If your bathroom floor is wet after every shower, the bottom seal is often the first place to check.
But buying a new shower door bottom seal is not as simple as finding a clear plastic strip that looks like the old one. Two seals can look almost identical online, yet fit very differently once they are pushed onto the glass.
One may grip properly. Another may slide off. One may clear the tray smoothly. Another may drag, fold or make the door harder to close.
For most UK buyers, the right replacement depends on three things:
- The thickness of the glass
- The gap between the glass and the tray
- The actual place where the water is escaping
This guide will help you work out what you need before you buy, so you can avoid the most common mistake: replacing the old seal with the wrong type of new one.
If you have already measured your glass thickness and bottom gap, you can go straight to our replacement shower door bottom seals.
If you are still comparing different types of shower seals, start with our wider shower seal selection guide.

First, What Problem Are You Trying to Fix?
Most people do not begin with a technical seal name. They begin with a problem.
Use the table below to find the most useful next step.
| What you are seeing | Start here |
|---|---|
| I do not know what the clear plastic strip is called | What’s That Plastic Bit at the Bottom of My Shower Door? |
| You are not sure whether you need a single fin, twin fin or drip rail | Types of Bottom Shower Seals |
| I am choosing between single fin, twin fin or drip rail | Single Fin vs Twin Fin Bottom Seal |
| The gap is uneven | Uneven Gap Under a Shower Door |
| A bulb seal is fitted at the bottom | Why Bulb Seals Should Not Be Installed at the Shower Door Bottom |
| I know my measurements | Shop replacement shower door seals |
If none of these quite matches your situation, continue with the buying steps below.

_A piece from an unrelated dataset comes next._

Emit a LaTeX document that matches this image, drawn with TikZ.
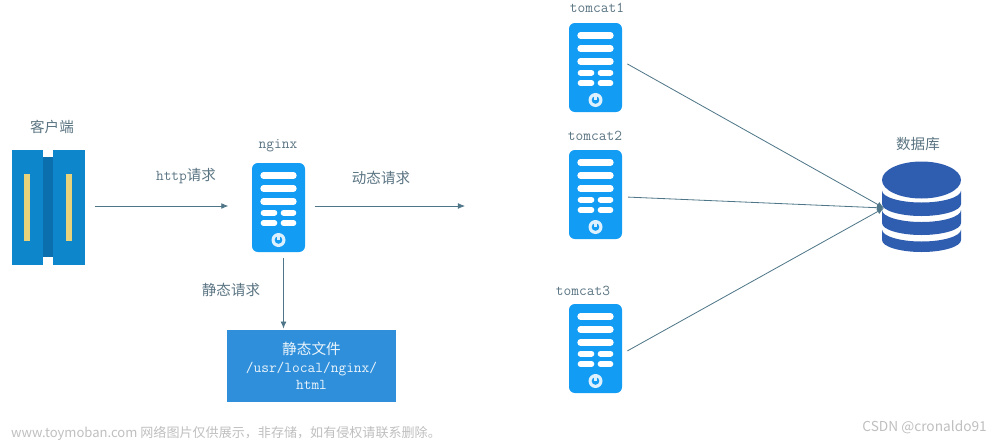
\documentclass[tikz,border=0pt]{standalone}
\usepackage{fontspec}
\setmainfont{Noto Sans CJK SC}
\usepackage{tikz}
\usetikzlibrary{arrows.meta}
\definecolor{srvblue}{HTML}{129CF3}
\definecolor{clientblue}{HTML}{0E86CC}
\definecolor{clientdark}{HTML}{0B6FAE}
\definecolor{clientbar}{HTML}{E8D27A}
\definecolor{filesblue}{HTML}{2F8FDB}
\definecolor{dbblue}{HTML}{2F5DB0}
\definecolor{linecol}{HTML}{4F7688}
\definecolor{labelcol}{HTML}{5A7482}
\tikzset{
	lbl/.style={text=labelcol,font=\fontsize{12.4}{14}\selectfont,inner sep=0pt},
	srvlbl/.style={text=labelcol,font=\fontsize{12.8}{14}\selectfont\ttfamily,inner sep=0pt},
	mark text/.style={text=black!25,inner sep=0pt},
	server/.style={fill=srvblue,rounded corners=5pt,minimum width=1.59cm,minimum height=2.67cm,inner sep=0pt},
	link/.style={draw=linecol,line width=0.7pt,-{Latex[length=6pt,width=5pt]}},
	serverparts/.pic={
		\draw[white,line width=5.4pt,line cap=round] (-15,-32) -- (15,-32) (-15,-19) -- (15,-19) (-15,-6) -- (15,-6);
		\draw[white,line width=4.8pt,line cap=round] (-15,5.2) -- (-4,5.2) (5,5.2) -- (15,5.2) (-15,15.5) -- (-4,15.5) (5,15.5) -- (15,15.5);
		\fill[white!85!srvblue] (0,32.5) circle[radius=7];
		\fill[srvblue] (0,32.5) circle[radius=3.8];
		\draw[white!85!srvblue,line width=1.8pt] (0,25.5) -- (0,32);
	},
}
\begin{document}
\begin{tikzpicture}[x=0.03cm,y=-0.03cm]
	\useasboundingbox (0,0) rectangle (1000,441);
	% client
	\node[minimum width=2.19cm,minimum height=3.45cm,inner sep=0pt] (client) at (48.5,207.5) {};
	\fill[clientdark] (43,157) rectangle (53,257);
	\fill[clientblue] (12,150) rectangle (43,265);
	\fill[clientblue] (53,150) rectangle (85,265);
	\fill[clientbar] (24,174) rectangle (30,241);
	\fill[clientbar] (66,174) rectangle (72,241);
	\node[lbl] (clientlbl) at (52,127) {客户端};
	% servers
	\node[server] (nginx) at (278.5,207.5) {};
	\pic at (nginx.center) {serverparts};
	\node[srvlbl] (nginxlbl) at (278,146) {nginx};
	\node[server] (tomcat1) at (595.5,67.5) {};
	\pic at (tomcat1.center) {serverparts};
	\node[srvlbl] (tomcat1lbl) at (597,8) {tomcat1};
	\node[server] (tomcat2) at (595.5,194.5) {};
	\pic at (tomcat2.center) {serverparts};
	\node[srvlbl] (tomcat2lbl) at (595,136) {tomcat2};
	\node[server] (tomcat3) at (595.5,348.5) {};
	\pic at (tomcat3.center) {serverparts};
	\node[srvlbl] (tomcat3lbl) at (583,291) {tomcat3};
	% static files
	\node[fill=filesblue,text=white!90!filesblue,minimum width=5.07cm,minimum height=2.16cm,inner sep=0pt,align=center,font=\fontsize{12.5}{15}\selectfont] (files) at (311.5,366) {静态文件\\{\ttfamily\fontsize{12.8}{15}\selectfont /usr/local/nginx/}\\{\ttfamily\fontsize{12.8}{15}\selectfont html}};
	% database
	\node[minimum width=2.37cm,minimum height=2.19cm,inner sep=0pt] (db) at (921.5,216) {};
	\foreach \top/\bot in {190.5/204,210/223,229.5/240}
		\fill[dbblue] (882,\top) arc[start angle=180,end angle=0,x radius=39.5,y radius=12] -- (961,\bot) arc[start angle=0,end angle=180,x radius=39.5,y radius=12] -- cycle;
	\fill[dbblue] (921.5,180) ellipse[x radius=39.5,y radius=18.5];
	\node[lbl] (dblbl) at (918,144.5) {数据库};
	\coordinate (dbin) at (884,208);
	\coordinate (dynend) at (465,206);
	% links
	\draw[link,shorten <=8pt,shorten >=20pt] (client.east |- 0,206) -- (nginx.west |- 0,206);
	\draw[link,shorten <=8pt] (nginx.east |- 0,206) -- (dynend);
	\draw[link,shorten <=5pt,shorten >=1pt] (nginx.south) ++(5,0) coordinate (nginxout) -- (nginxout |- files.north);
	\draw[link,shorten <=5pt] ([yshift=5.5pt]tomcat1.east) -- (dbin);
	\draw[link,shorten <=5pt] ([yshift=-2pt]tomcat2.east) -- (dbin);
	\draw[link,shorten <=5pt] ([yshift=-4.5pt]tomcat3.east) -- (dbin);
	\node[lbl] (httplbl) at (186,176) {{\ttfamily\fontsize{12.8}{14}\selectfont http}请求};
	\node[lbl] (dynlbl) at (381,178) {动态请求};
	\node[lbl] (staticlbl) at (231,290) {静态请求};
	% source marks
	\node[mark text,font=\fontsize{11.15}{13}\selectfont,anchor=west] (mark1) at (11,433.5) {www.toymoban.com 网络图片仅供展示，非存储，如有侵权请联系删除。};
	\node[mark text,font=\fontsize{11.7}{13}\selectfont,anchor=east] (mark2) at (987,427) {CSDN @cronaldo91};
\end{tikzpicture}
\end{document}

Step 1: Check Whether It Is Really a Bottom Seal Problem
A puddle near the bottom of the shower door does not always mean the bottom seal is the only issue.
Water can travel.
It may start at the hinge, run down the glass, collect near the lower corner and then appear on the floor. It may come through a side gap and only become visible at the bottom. It may also be escaping because the drip rail is facing the wrong way.
Before buying a new seal, dry the area and watch where the water first appears.
If water comes directly from underneath the glass, the bottom seal is probably involved.
If water first appears at the hinge, corner or side edge, replacing only the bottom seal may not solve the leak. In that case, read our guide to frameless shower door leaks before ordering a replacement.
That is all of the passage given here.